Question

1)Prove that the function do not have maxima or minima:
$f\left(x\right)=e^x$

2)Prove that the function do not have maxima or minima:
$g\left(x\right)=\log x$

3)Prove that the function do not have maxima or minima:
$h\left(x\right)=x^3+x^2+x+1$

Answer 1

1) Given $f\left(x\right)=e^x$

Differentiating w.r.t $x,$

$f^{\prime }\left(x\right)=e^x$

Putting $f^{\prime }\left(x\right)=0$

$e^x=0$

This is not possible for any $xϵR$

$\therefore f\left(x\right)$ does not have a maxima or minima.

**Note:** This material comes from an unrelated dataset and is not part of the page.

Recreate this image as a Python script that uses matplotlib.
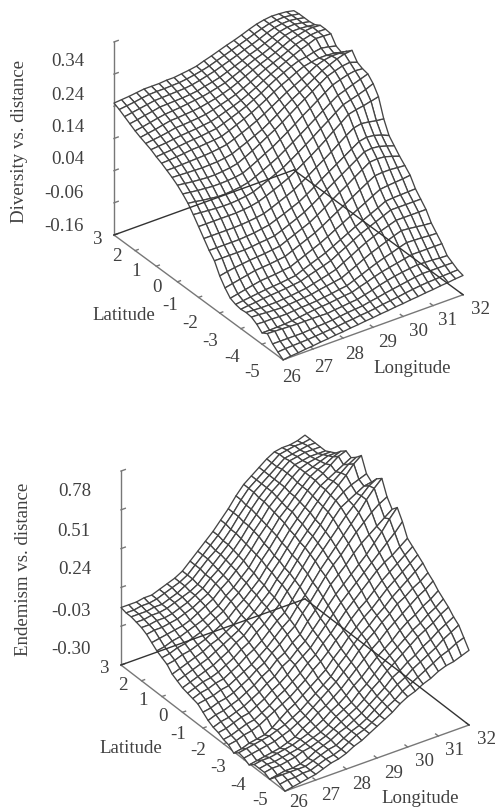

2) Given $g\left(x\right)=\log x$

Differentiation w.r.t $x,$

$g^{\prime }\left(x\right)=\frac{1}{x}$

Putting $g^{\prime }\left(x\right)=0$

$\frac{1}{x}=0$

This is not possible for any $xϵR$

$\therefore g\left(x\right)$ does not have a maxima or minima.

3) given $h\left(x\right)=x^3+x^2+x+1$

Differentiation w.r.t $x,$

$h^{\prime }\left(x\right)=3x^2+2x+1$ Putting $h^{\prime }\left(x\right)=0$

$3x^2+2x+1=0$

Check Discriminant,

$D=b^2-4ac$

$\Rightarrow D=2^2-4\times 3\times 1$

$\Rightarrow D=-8<0$

So, $3x^2+2x+1>0$ for all $xϵR$

$\therefore h\left(x\right)$ does not have a maxima or minima.